━━━ Data for processing

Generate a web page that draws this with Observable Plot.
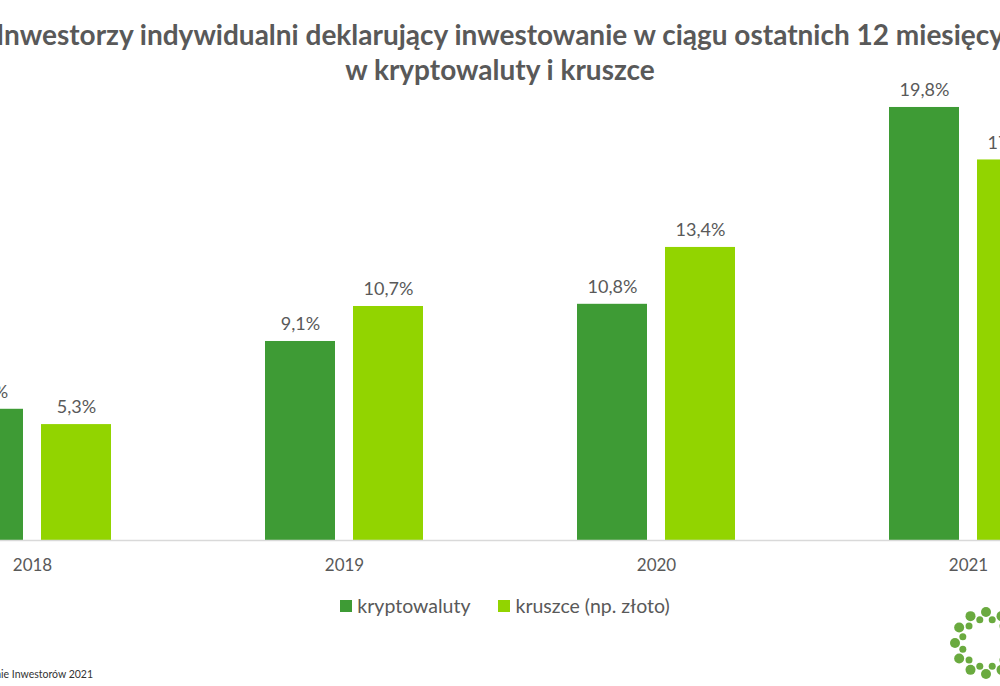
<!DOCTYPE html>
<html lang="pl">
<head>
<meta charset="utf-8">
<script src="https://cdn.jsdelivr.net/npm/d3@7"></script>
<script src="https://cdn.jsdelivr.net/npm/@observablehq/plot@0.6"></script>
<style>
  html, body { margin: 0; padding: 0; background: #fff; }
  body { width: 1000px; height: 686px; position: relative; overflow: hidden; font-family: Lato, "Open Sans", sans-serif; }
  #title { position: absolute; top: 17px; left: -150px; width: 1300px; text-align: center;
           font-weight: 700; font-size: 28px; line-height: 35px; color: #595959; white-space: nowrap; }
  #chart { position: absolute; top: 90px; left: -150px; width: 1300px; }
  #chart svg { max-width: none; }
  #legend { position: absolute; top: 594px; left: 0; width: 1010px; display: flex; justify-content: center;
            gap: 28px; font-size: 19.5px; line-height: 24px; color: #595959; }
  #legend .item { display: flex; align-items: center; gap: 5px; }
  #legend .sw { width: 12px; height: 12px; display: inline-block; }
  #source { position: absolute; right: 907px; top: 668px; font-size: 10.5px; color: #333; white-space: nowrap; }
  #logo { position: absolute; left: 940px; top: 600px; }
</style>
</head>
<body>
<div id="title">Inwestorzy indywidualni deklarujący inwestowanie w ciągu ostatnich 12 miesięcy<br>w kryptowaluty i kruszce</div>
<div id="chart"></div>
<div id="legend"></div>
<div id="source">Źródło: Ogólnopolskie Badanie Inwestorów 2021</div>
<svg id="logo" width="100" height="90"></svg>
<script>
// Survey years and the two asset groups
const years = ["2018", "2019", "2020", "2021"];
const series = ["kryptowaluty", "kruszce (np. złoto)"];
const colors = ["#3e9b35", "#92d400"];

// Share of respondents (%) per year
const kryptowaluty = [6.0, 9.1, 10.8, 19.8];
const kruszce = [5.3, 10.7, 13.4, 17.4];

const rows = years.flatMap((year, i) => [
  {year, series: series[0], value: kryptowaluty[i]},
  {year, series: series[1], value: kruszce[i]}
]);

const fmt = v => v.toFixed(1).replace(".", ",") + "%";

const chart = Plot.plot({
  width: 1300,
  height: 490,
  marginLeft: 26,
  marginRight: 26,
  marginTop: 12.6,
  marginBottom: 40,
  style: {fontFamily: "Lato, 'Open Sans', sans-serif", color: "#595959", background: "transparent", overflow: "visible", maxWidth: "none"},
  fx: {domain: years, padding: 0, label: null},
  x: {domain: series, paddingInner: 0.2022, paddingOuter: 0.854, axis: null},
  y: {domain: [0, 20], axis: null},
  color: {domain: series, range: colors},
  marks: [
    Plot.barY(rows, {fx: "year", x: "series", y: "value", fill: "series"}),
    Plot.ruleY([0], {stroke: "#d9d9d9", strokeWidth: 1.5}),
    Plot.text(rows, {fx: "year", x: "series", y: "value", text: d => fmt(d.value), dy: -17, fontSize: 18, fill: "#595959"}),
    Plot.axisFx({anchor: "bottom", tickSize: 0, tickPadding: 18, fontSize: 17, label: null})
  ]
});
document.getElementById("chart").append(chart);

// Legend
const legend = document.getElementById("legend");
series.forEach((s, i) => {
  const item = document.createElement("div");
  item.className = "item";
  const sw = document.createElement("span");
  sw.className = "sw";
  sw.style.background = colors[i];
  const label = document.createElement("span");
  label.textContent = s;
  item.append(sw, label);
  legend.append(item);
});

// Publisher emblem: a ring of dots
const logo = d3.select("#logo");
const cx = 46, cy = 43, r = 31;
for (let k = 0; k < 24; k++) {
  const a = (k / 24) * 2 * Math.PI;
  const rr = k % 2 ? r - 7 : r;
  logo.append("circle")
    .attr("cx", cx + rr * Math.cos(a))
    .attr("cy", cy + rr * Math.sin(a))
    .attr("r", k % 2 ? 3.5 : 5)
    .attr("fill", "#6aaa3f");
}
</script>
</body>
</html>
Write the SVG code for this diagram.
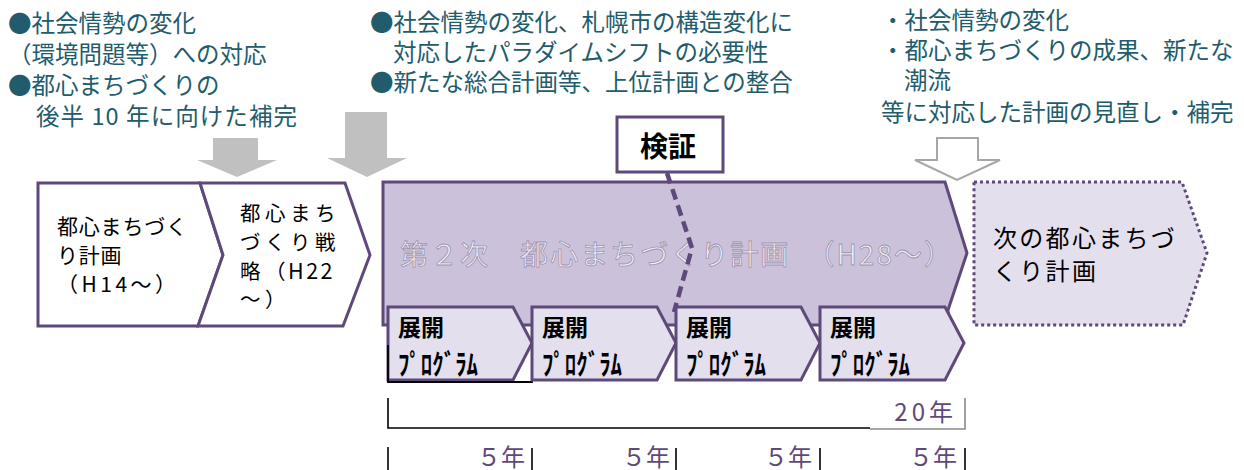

━━━━━━

■ Prompt: Restate the whole listing above exactly, please, omitting every image.

■ Completed task:
Generate a web page that draws this with Observable Plot.
<!DOCTYPE html>
<html lang="pl">
<head>
<meta charset="utf-8">
<script src="https://cdn.jsdelivr.net/npm/d3@7"></script>
<script src="https://cdn.jsdelivr.net/npm/@observablehq/plot@0.6"></script>
<style>
  html, body { margin: 0; padding: 0; background: #fff; }
  body { width: 1000px; height: 686px; position: relative; overflow: hidden; font-family: Lato, "Open Sans", sans-serif; }
  #title { position: absolute; top: 17px; left: -150px; width: 1300px; text-align: center;
           font-weight: 700; font-size: 28px; line-height: 35px; color: #595959; white-space: nowrap; }
  #chart { position: absolute; top: 90px; left: -150px; width: 1300px; }
  #chart svg { max-width: none; }
  #legend { position: absolute; top: 594px; left: 0; width: 1010px; display: flex; justify-content: center;
            gap: 28px; font-size: 19.5px; line-height: 24px; color: #595959; }
  #legend .item { display: flex; align-items: center; gap: 5px; }
  #legend .sw { width: 12px; height: 12px; display: inline-block; }
  #source { position: absolute; right: 907px; top: 668px; font-size: 10.5px; color: #333; white-space: nowrap; }
  #logo { position: absolute; left: 940px; top: 600px; }
</style>
</head>
<body>
<div id="title">Inwestorzy indywidualni deklarujący inwestowanie w ciągu ostatnich 12 miesięcy<br>w kryptowaluty i kruszce</div>
<div id="chart"></div>
<div id="legend"></div>
<div id="source">Źródło: Ogólnopolskie Badanie Inwestorów 2021</div>
<svg id="logo" width="100" height="90"></svg>
<script>
// Survey years and the two asset groups
const years = ["2018", "2019", "2020", "2021"];
const series = ["kryptowaluty", "kruszce (np. złoto)"];
const colors = ["#3e9b35", "#92d400"];

// Share of respondents (%) per year
const kryptowaluty = [6.0, 9.1, 10.8, 19.8];
const kruszce = [5.3, 10.7, 13.4, 17.4];

const rows = years.flatMap((year, i) => [
  {year, series: series[0], value: kryptowaluty[i]},
  {year, series: series[1], value: kruszce[i]}
]);

const fmt = v => v.toFixed(1).replace(".", ",") + "%";

const chart = Plot.plot({
  width: 1300,
  height: 490,
  marginLeft: 26,
  marginRight: 26,
  marginTop: 12.6,
  marginBottom: 40,
  style: {fontFamily: "Lato, 'Open Sans', sans-serif", color: "#595959", background: "transparent", overflow: "visible", maxWidth: "none"},
  fx: {domain: years, padding: 0, label: null},
  x: {domain: series, paddingInner: 0.2022, paddingOuter: 0.854, axis: null},
  y: {domain: [0, 20], axis: null},
  color: {domain: series, range: colors},
  marks: [
    Plot.barY(rows, {fx: "year", x: "series", y: "value", fill: "series"}),
    Plot.ruleY([0], {stroke: "#d9d9d9", strokeWidth: 1.5}),
    Plot.text(rows, {fx: "year", x: "series", y: "value", text: d => fmt(d.value), dy: -17, fontSize: 18, fill: "#595959"}),
    Plot.axisFx({anchor: "bottom", tickSize: 0, tickPadding: 18, fontSize: 17, label: null})
  ]
});
document.getElementById("chart").append(chart);

// Legend
const legend = document.getElementById("legend");
series.forEach((s, i) => {
  const item = document.createElement("div");
  item.className = "item";
  const sw = document.createElement("span");
  sw.className = "sw";
  sw.style.background = colors[i];
  const label = document.createElement("span");
  label.textContent = s;
  item.append(sw, label);
  legend.append(item);
});

// Publisher emblem: a ring of dots
const logo = d3.select("#logo");
const cx = 46, cy = 43, r = 31;
for (let k = 0; k < 24; k++) {
  const a = (k / 24) * 2 * Math.PI;
  const rr = k % 2 ? r - 7 : r;
  logo.append("circle")
    .attr("cx", cx + rr * Math.cos(a))
    .attr("cy", cy + rr * Math.sin(a))
    .attr("r", k % 2 ? 3.5 : 5)
    .attr("fill", "#6aaa3f");
}
</script>
</body>
</html>
Write the SVG code for this diagram.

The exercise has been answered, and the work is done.